(begin)

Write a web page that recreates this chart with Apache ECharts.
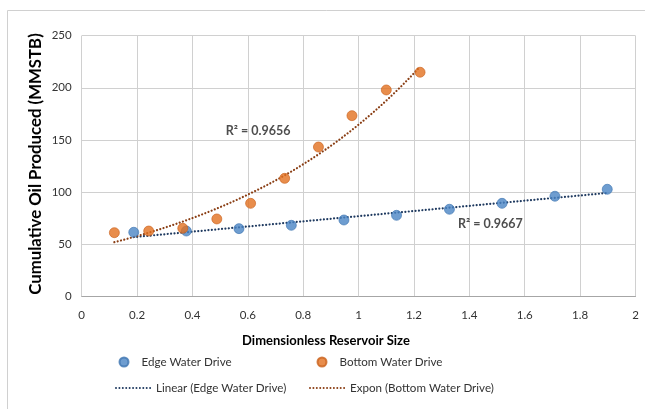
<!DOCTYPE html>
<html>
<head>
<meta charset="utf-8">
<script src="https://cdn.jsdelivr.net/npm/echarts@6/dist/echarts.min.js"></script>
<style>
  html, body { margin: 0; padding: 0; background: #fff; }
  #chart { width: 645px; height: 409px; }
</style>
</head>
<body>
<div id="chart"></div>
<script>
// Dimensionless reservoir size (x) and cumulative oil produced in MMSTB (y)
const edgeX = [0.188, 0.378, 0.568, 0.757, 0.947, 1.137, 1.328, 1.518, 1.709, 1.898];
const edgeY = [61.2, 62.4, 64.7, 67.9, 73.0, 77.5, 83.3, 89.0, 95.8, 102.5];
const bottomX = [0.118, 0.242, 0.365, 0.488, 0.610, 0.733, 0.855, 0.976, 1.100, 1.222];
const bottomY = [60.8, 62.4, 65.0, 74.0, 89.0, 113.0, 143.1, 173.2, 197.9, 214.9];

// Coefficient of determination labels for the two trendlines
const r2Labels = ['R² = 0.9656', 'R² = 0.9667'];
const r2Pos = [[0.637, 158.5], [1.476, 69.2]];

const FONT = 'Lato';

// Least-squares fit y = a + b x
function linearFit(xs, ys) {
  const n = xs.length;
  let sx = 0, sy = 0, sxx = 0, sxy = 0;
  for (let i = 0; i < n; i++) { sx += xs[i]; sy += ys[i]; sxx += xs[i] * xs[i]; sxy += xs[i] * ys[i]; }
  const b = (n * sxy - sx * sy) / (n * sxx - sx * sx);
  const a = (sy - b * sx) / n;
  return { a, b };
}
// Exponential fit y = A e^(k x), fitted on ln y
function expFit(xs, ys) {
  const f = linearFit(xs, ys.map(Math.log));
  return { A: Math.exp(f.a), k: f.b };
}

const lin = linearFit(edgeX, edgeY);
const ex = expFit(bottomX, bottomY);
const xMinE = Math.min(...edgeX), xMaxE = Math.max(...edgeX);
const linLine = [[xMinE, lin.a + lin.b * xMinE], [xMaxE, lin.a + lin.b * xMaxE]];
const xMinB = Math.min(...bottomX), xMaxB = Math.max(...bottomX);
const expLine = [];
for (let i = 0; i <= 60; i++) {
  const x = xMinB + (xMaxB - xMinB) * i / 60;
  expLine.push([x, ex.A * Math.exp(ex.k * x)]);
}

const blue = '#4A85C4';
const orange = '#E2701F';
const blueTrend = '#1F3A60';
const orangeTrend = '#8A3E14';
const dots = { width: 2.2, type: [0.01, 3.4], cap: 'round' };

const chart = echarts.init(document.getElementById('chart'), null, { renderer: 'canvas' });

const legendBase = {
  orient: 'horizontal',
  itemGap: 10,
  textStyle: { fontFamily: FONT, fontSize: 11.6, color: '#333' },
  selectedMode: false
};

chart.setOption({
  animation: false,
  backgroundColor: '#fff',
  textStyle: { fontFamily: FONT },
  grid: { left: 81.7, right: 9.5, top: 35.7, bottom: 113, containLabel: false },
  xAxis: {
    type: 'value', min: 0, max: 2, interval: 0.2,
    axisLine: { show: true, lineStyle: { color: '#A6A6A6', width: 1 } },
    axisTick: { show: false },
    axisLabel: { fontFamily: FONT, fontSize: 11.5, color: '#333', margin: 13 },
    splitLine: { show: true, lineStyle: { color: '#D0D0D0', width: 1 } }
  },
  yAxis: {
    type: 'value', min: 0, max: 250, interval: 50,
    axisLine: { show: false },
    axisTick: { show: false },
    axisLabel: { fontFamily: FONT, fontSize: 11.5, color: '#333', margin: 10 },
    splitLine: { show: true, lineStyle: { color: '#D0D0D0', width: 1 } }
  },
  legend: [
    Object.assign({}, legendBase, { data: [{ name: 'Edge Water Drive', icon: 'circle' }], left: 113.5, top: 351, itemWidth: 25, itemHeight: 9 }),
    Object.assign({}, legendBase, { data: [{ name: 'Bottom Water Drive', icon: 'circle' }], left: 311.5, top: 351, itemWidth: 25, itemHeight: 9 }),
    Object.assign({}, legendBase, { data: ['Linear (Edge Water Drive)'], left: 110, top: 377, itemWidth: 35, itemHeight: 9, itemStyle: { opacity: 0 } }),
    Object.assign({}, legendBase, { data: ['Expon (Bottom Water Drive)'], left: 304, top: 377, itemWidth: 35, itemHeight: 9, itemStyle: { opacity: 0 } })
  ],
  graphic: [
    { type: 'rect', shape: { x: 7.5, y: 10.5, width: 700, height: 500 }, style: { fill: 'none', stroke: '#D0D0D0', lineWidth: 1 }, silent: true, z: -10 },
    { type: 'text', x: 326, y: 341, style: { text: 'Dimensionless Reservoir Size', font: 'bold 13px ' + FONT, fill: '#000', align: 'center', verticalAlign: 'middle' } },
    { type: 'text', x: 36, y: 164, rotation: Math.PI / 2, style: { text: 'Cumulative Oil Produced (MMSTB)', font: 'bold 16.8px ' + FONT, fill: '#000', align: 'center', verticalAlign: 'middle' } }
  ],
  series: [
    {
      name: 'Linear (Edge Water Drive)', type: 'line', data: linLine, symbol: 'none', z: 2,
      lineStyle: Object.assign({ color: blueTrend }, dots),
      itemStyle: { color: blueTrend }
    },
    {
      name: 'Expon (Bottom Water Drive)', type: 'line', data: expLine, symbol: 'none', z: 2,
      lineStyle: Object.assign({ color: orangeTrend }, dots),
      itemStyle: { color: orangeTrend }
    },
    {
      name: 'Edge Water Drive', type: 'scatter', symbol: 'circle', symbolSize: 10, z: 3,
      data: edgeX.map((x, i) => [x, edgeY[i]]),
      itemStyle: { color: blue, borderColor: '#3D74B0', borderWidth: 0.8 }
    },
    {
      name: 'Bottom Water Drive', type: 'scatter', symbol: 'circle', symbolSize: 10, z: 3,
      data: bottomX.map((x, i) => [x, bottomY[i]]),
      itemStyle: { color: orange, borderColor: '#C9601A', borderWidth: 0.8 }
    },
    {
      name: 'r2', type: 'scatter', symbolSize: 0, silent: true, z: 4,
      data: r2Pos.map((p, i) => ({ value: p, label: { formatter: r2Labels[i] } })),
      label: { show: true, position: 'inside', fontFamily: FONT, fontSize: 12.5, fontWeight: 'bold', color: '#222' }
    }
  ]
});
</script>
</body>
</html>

(end)

● The task
Extract the full listing exactly, with the pictures left out.

● Reply
Write a web page that recreates this chart with Apache ECharts.
<!DOCTYPE html>
<html>
<head>
<meta charset="utf-8">
<script src="https://cdn.jsdelivr.net/npm/echarts@6/dist/echarts.min.js"></script>
<style>
  html, body { margin: 0; padding: 0; background: #fff; }
  #chart { width: 645px; height: 409px; }
</style>
</head>
<body>
<div id="chart"></div>
<script>
// Dimensionless reservoir size (x) and cumulative oil produced in MMSTB (y)
const edgeX = [0.188, 0.378, 0.568, 0.757, 0.947, 1.137, 1.328, 1.518, 1.709, 1.898];
const edgeY = [61.2, 62.4, 64.7, 67.9, 73.0, 77.5, 83.3, 89.0, 95.8, 102.5];
const bottomX = [0.118, 0.242, 0.365, 0.488, 0.610, 0.733, 0.855, 0.976, 1.100, 1.222];
const bottomY = [60.8, 62.4, 65.0, 74.0, 89.0, 113.0, 143.1, 173.2, 197.9, 214.9];

// Coefficient of determination labels for the two trendlines
const r2Labels = ['R² = 0.9656', 'R² = 0.9667'];
const r2Pos = [[0.637, 158.5], [1.476, 69.2]];

const FONT = 'Lato';

// Least-squares fit y = a + b x
function linearFit(xs, ys) {
  const n = xs.length;
  let sx = 0, sy = 0, sxx = 0, sxy = 0;
  for (let i = 0; i < n; i++) { sx += xs[i]; sy += ys[i]; sxx += xs[i] * xs[i]; sxy += xs[i] * ys[i]; }
  const b = (n * sxy - sx * sy) / (n * sxx - sx * sx);
  const a = (sy - b * sx) / n;
  return { a, b };
}
// Exponential fit y = A e^(k x), fitted on ln y
function expFit(xs, ys) {
  const f = linearFit(xs, ys.map(Math.log));
  return { A: Math.exp(f.a), k: f.b };
}

const lin = linearFit(edgeX, edgeY);
const ex = expFit(bottomX, bottomY);
const xMinE = Math.min(...edgeX), xMaxE = Math.max(...edgeX);
const linLine = [[xMinE, lin.a + lin.b * xMinE], [xMaxE, lin.a + lin.b * xMaxE]];
const xMinB = Math.min(...bottomX), xMaxB = Math.max(...bottomX);
const expLine = [];
for (let i = 0; i <= 60; i++) {
  const x = xMinB + (xMaxB - xMinB) * i / 60;
  expLine.push([x, ex.A * Math.exp(ex.k * x)]);
}

const blue = '#4A85C4';
const orange = '#E2701F';
const blueTrend = '#1F3A60';
const orangeTrend = '#8A3E14';
const dots = { width: 2.2, type: [0.01, 3.4], cap: 'round' };

const chart = echarts.init(document.getElementById('chart'), null, { renderer: 'canvas' });

const legendBase = {
  orient: 'horizontal',
  itemGap: 10,
  textStyle: { fontFamily: FONT, fontSize: 11.6, color: '#333' },
  selectedMode: false
};

chart.setOption({
  animation: false,
  backgroundColor: '#fff',
  textStyle: { fontFamily: FONT },
  grid: { left: 81.7, right: 9.5, top: 35.7, bottom: 113, containLabel: false },
  xAxis: {
    type: 'value', min: 0, max: 2, interval: 0.2,
    axisLine: { show: true, lineStyle: { color: '#A6A6A6', width: 1 } },
    axisTick: { show: false },
    axisLabel: { fontFamily: FONT, fontSize: 11.5, color: '#333', margin: 13 },
    splitLine: { show: true, lineStyle: { color: '#D0D0D0', width: 1 } }
  },
  yAxis: {
    type: 'value', min: 0, max: 250, interval: 50,
    axisLine: { show: false },
    axisTick: { show: false },
    axisLabel: { fontFamily: FONT, fontSize: 11.5, color: '#333', margin: 10 },
    splitLine: { show: true, lineStyle: { color: '#D0D0D0', width: 1 } }
  },
  legend: [
    Object.assign({}, legendBase, { data: [{ name: 'Edge Water Drive', icon: 'circle' }], left: 113.5, top: 351, itemWidth: 25, itemHeight: 9 }),
    Object.assign({}, legendBase, { data: [{ name: 'Bottom Water Drive', icon: 'circle' }], left: 311.5, top: 351, itemWidth: 25, itemHeight: 9 }),
    Object.assign({}, legendBase, { data: ['Linear (Edge Water Drive)'], left: 110, top: 377, itemWidth: 35, itemHeight: 9, itemStyle: { opacity: 0 } }),
    Object.assign({}, legendBase, { data: ['Expon (Bottom Water Drive)'], left: 304, top: 377, itemWidth: 35, itemHeight: 9, itemStyle: { opacity: 0 } })
  ],
  graphic: [
    { type: 'rect', shape: { x: 7.5, y: 10.5, width: 700, height: 500 }, style: { fill: 'none', stroke: '#D0D0D0', lineWidth: 1 }, silent: true, z: -10 },
    { type: 'text', x: 326, y: 341, style: { text: 'Dimensionless Reservoir Size', font: 'bold 13px ' + FONT, fill: '#000', align: 'center', verticalAlign: 'middle' } },
    { type: 'text', x: 36, y: 164, rotation: Math.PI / 2, style: { text: 'Cumulative Oil Produced (MMSTB)', font: 'bold 16.8px ' + FONT, fill: '#000', align: 'center', verticalAlign: 'middle' } }
  ],
  series: [
    {
      name: 'Linear (Edge Water Drive)', type: 'line', data: linLine, symbol: 'none', z: 2,
      lineStyle: Object.assign({ color: blueTrend }, dots),
      itemStyle: { color: blueTrend }
    },
    {
      name: 'Expon (Bottom Water Drive)', type: 'line', data: expLine, symbol: 'none', z: 2,
      lineStyle: Object.assign({ color: orangeTrend }, dots),
      itemStyle: { color: orangeTrend }
    },
    {
      name: 'Edge Water Drive', type: 'scatter', symbol: 'circle', symbolSize: 10, z: 3,
      data: edgeX.map((x, i) => [x, edgeY[i]]),
      itemStyle: { color: blue, borderColor: '#3D74B0', borderWidth: 0.8 }
    },
    {
      name: 'Bottom Water Drive', type: 'scatter', symbol: 'circle', symbolSize: 10, z: 3,
      data: bottomX.map((x, i) => [x, bottomY[i]]),
      itemStyle: { color: orange, borderColor: '#C9601A', borderWidth: 0.8 }
    },
    {
      name: 'r2', type: 'scatter', symbolSize: 0, silent: true, z: 4,
      data: r2Pos.map((p, i) => ({ value: p, label: { formatter: r2Labels[i] } })),
      label: { show: true, position: 'inside', fontFamily: FONT, fontSize: 12.5, fontWeight: 'bold', color: '#222' }
    }
  ]
});
</script>
</body>
</html>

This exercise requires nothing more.